Page:Guizot - Histoire générale de la civilisation en Europe, 1838.djvu/112

Cette page n’a pas encore été corrigée

Que faut-il pour que les hommes puissent fonder une société un peu durable, un peu régulière ? Il faut évidemment qu’ils aient un certain nombre d’idées assez étendues pour convenir à cette société, s’appliquer à ses besoins, à ses rapports. Il faut de plus que ces idées soient communes à la plupart des membres de la société ; enfin qu’elles exercent quelque empire sur leurs volontés et leurs actions.

Il est clair que si les hommes n’ont pas des idées qui s’étendent au-delà de leur propre existence, si leur horizon intellectuel est borné à eux-mêmes, s’ils sont livrés au vent de leurs passions, de leurs volontés, s’ils n’ont pas entre eux un certain nombre de notions et de sentiments communs, autour desquels ils se rallient ; il est clair, dis-je, qu’il n’y aura point entre eux de société possible ; que chaque individu sera, dans l’association où il entrera, un principe de trouble et de dissolution.

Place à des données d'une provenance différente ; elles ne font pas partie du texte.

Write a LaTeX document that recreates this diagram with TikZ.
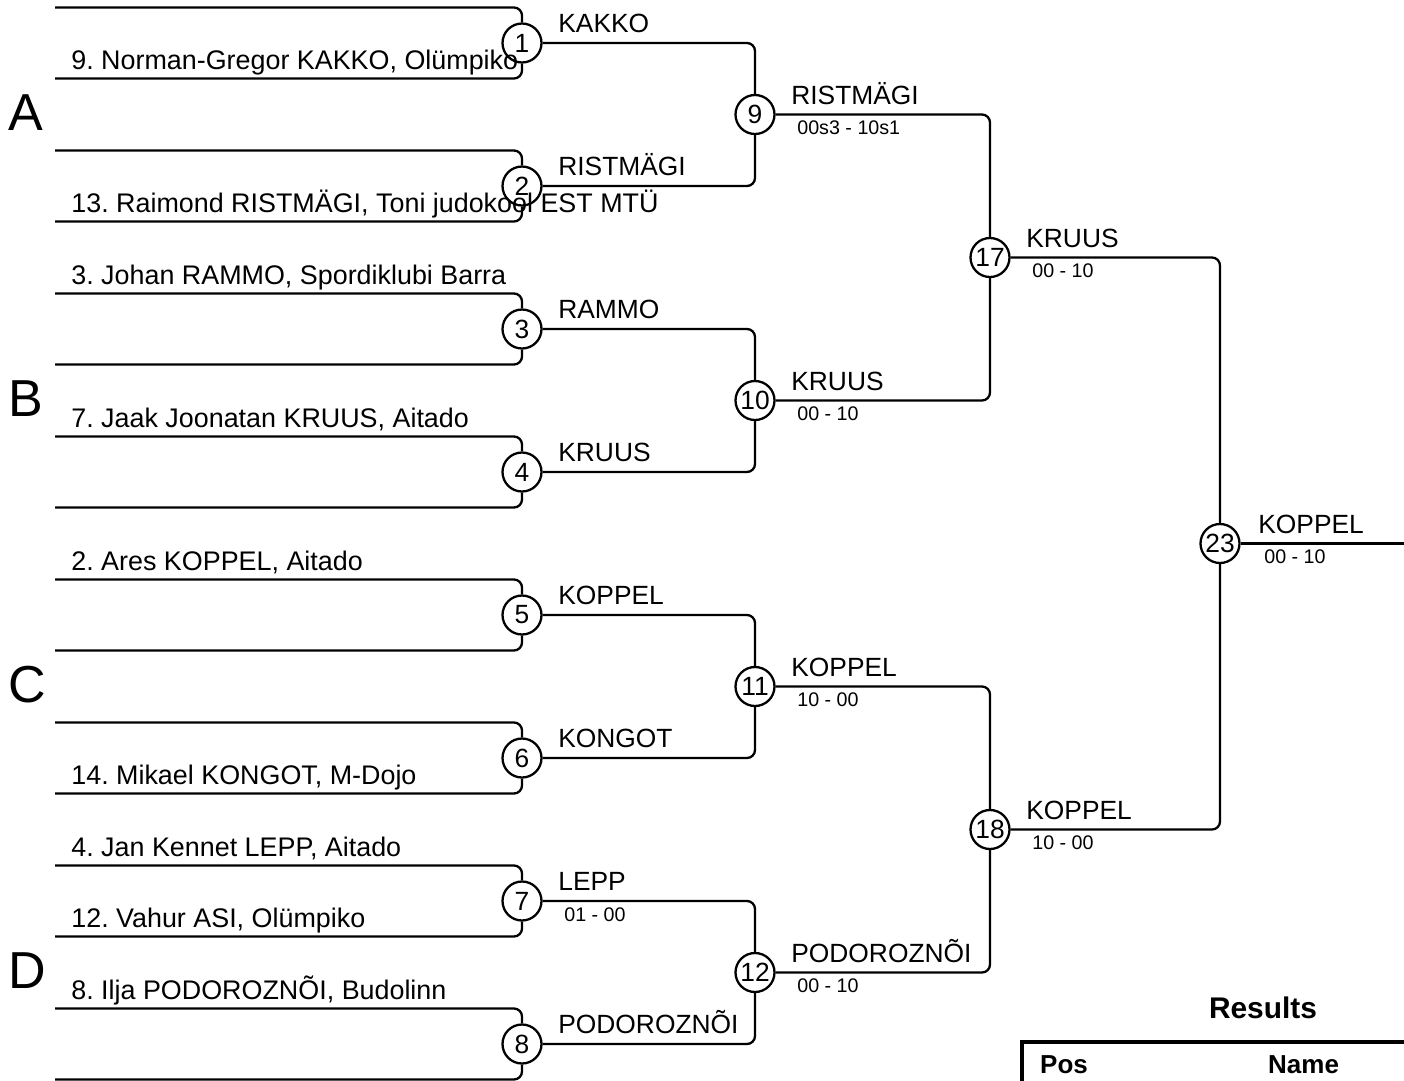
\documentclass[tikz,border=0pt]{standalone}
\usepackage{fontspec}
\setmainfont{Liberation Sans}
\frenchspacing

\tikzset{
  bout/.style={circle, draw, line width=1.3pt, minimum size=0.78cm, inner sep=0pt, font=\fontsize{15}{16}\selectfont},
  judoka/.style={anchor=base west, inner sep=0pt, font=\fontsize{15.3}{16}\selectfont},
  winner/.style={anchor=base west, inner sep=0pt, font=\fontsize{15}{16}\selectfont},
  score/.style={anchor=base west, inner sep=0pt, font=\fontsize{11.2}{12}\selectfont},
  pool/.style={anchor=west, inner sep=0pt, font=\fontsize{29.6}{32}\selectfont},
  bracket/.style={line width=1.3pt, rounded corners=0.16cm}
}

\begin{document}
\begin{tikzpicture}[y=-1cm]
\useasboundingbox (0,0) rectangle (28.08,21.62);

% bouts
\node[bout] (m1) at (10.44,0.86) {1};
\node[bout] (m2) at (10.44,3.72) {2};
\node[bout] (m3) at (10.44,6.58) {3};
\node[bout] (m4) at (10.44,9.44) {4};
\node[bout] (m5) at (10.44,12.30) {5};
\node[bout] (m6) at (10.44,15.16) {6};
\node[bout] (m7) at (10.44,18.02) {7};
\node[bout] (m8) at (10.44,20.88) {8};
\node[bout] (m9) at (15.1,2.29) {9};
\node[bout] (m10) at (15.1,8.01) {10};
\node[bout] (m11) at (15.1,13.73) {11};
\node[bout] (m12) at (15.1,19.45) {12};
\node[bout] (m17) at (19.8,5.15) {17};
\node[bout] (m18) at (19.8,16.59) {18};
\node[bout] (m23) at (24.4,10.87) {23};

% line ends on the left
\coordinate (e1a) at (1.1,0.15);  \coordinate (e1b) at (1.1,1.57);
\coordinate (e2a) at (1.1,3.01);  \coordinate (e2b) at (1.1,4.43);
\coordinate (e3a) at (1.1,5.87);  \coordinate (e3b) at (1.1,7.29);
\coordinate (e4a) at (1.1,8.73);  \coordinate (e4b) at (1.1,10.15);
\coordinate (e5a) at (1.1,11.59); \coordinate (e5b) at (1.1,13.01);
\coordinate (e6a) at (1.1,14.45); \coordinate (e6b) at (1.1,15.87);
\coordinate (e7a) at (1.1,17.31); \coordinate (e7b) at (1.1,18.73);
\coordinate (e8a) at (1.1,20.17); \coordinate (e8b) at (1.1,21.59);
\coordinate (fin) at (28.08,10.87);

\draw[bracket] (e1a) -| (m1); \draw[bracket] (e1b) -| (m1);
\draw[bracket] (e2a) -| (m2); \draw[bracket] (e2b) -| (m2);
\draw[bracket] (e3a) -| (m3); \draw[bracket] (e3b) -| (m3);
\draw[bracket] (e4a) -| (m4); \draw[bracket] (e4b) -| (m4);
\draw[bracket] (e5a) -| (m5); \draw[bracket] (e5b) -| (m5);
\draw[bracket] (e6a) -| (m6); \draw[bracket] (e6b) -| (m6);
\draw[bracket] (e7a) -| (m7); \draw[bracket] (e7b) -| (m7);
\draw[bracket] (e8a) -| (m8); \draw[bracket] (e8b) -| (m8);

\draw[bracket] (m1) -| (m9);   \draw[bracket] (m2) -| (m9);
\draw[bracket] (m3) -| (m10);  \draw[bracket] (m4) -| (m10);
\draw[bracket] (m5) -| (m11);  \draw[bracket] (m6) -| (m11);
\draw[bracket] (m7) -| (m12);  \draw[bracket] (m8) -| (m12);
\draw[bracket] (m9) -| (m17);  \draw[bracket] (m10) -| (m17);
\draw[bracket] (m11) -| (m18); \draw[bracket] (m12) -| (m18);
\draw[bracket] (m17) -| (m23); \draw[bracket] (m18) -| (m23);
\draw[bracket] (m23) -- (fin);

% pools
\node[pool] (pa) at (0.16,2.25) {A};
\node[pool] (pb) at (0.16,7.97) {B};
\node[pool] (pc) at (0.16,13.69) {C};
\node[pool] (pd) at (0.16,19.41) {D};

% competitors
\node[judoka] (j9) at (1.42,1.38) {9. Norman-Gregor KAKKO, Olümpiko};
\node[judoka] (j13) at (1.42,4.24) {13. Raimond RISTMÄGI, Toni judokool EST MTÜ};
\node[judoka] (j3) at (1.42,5.68) {3. Johan RAMMO, Spordiklubi Barra};
\node[judoka] (j7) at (1.42,8.54) {7. Jaak Joonatan KRUUS, Aitado};
\node[judoka] (j2) at (1.42,11.40) {2. Ares KOPPEL, Aitado};
\node[judoka] (j14) at (1.42,15.68) {14. Mikael KONGOT, M-Dojo};
\node[judoka] (j4) at (1.42,17.12) {4. Jan Kennet LEPP, Aitado};
\node[judoka] (j12) at (1.42,18.54) {12. Vahur ASI, Olümpiko};
\node[judoka] (j8) at (1.42,19.98) {8. Ilja PODOROZNÕI, Budolinn};

% winners and scores
\node[winner] (w1) at (11.16,0.65) {KAKKO};
\node[winner] (w2) at (11.16,3.51) {RISTMÄGI};
\node[winner] (w3) at (11.16,6.37) {RAMMO};
\node[winner] (w4) at (11.16,9.23) {KRUUS};
\node[winner] (w5) at (11.16,12.09) {KOPPEL};
\node[winner] (w6) at (11.16,14.95) {KONGOT};
\node[winner] (w7) at (11.16,17.81) {LEPP};
\node[score] (s7) at (11.28,18.42) {01 - 00};
\node[winner] (w8) at (11.16,20.67) {PODOROZNÕI};
\node[winner] (w9) at (15.82,2.08) {RISTMÄGI};
\node[score] (s9) at (15.94,2.69) {00s3 - 10s1};
\node[winner] (w10) at (15.82,7.80) {KRUUS};
\node[score] (s10) at (15.94,8.41) {00 - 10};
\node[winner] (w11) at (15.82,13.52) {KOPPEL};
\node[score] (s11) at (15.94,14.13) {10 - 00};
\node[winner] (w12) at (15.82,19.24) {PODOROZNÕI};
\node[score] (s12) at (15.94,19.85) {00 - 10};
\node[winner] (w17) at (20.52,4.94) {KRUUS};
\node[score] (s17) at (20.64,5.55) {00 - 10};
\node[winner] (w18) at (20.52,16.38) {KOPPEL};
\node[score] (s18) at (20.64,16.99) {10 - 00};
\node[winner] (w23) at (25.16,10.66) {KOPPEL};
\node[score] (s23) at (25.28,11.27) {00 - 10};

% results table
\node[anchor=base, font=\bfseries\fontsize{17}{18}\selectfont] (res) at (25.26,20.36) {Results};
\draw[line width=2.3pt] (20.44,21.62) |- (28.08,20.84);
\node[anchor=base west, font=\bfseries\fontsize{14.8}{16}\selectfont] (pos) at (20.68,21.46) {Pos};
\node[anchor=base west, font=\bfseries\fontsize{14.8}{16}\selectfont] (nam) at (25.24,21.46) {Name};
\end{tikzpicture}
\end{document}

Partout où l’individualité domine presque absolument, où l’homme ne considère, que lui-même, ou ses idées ne s’étendent pas au-delà de lui-même, ou il n’obéit qu’à sa propre passion, la société, j’entends une société un peu étendue et permanente, lui devient à peu près impossible. Or, tel était, à l’époque qui nous occupe, l’état moral des conquérants de l’Europe. J’ai fait remarquer, dans la dernière séance, que nous devions aux Germains le sentiment énergique de la liberté individuelle, de l’individualité humaine. Or, dans un état d’extrême grossièreté et d’ignorance, ce sentiment, c’est l’égoïsme dans toute sa brutalité, dans toute son insociabilité. Du cinquième au huitième siècle, il en était à ce point parmi les Germains.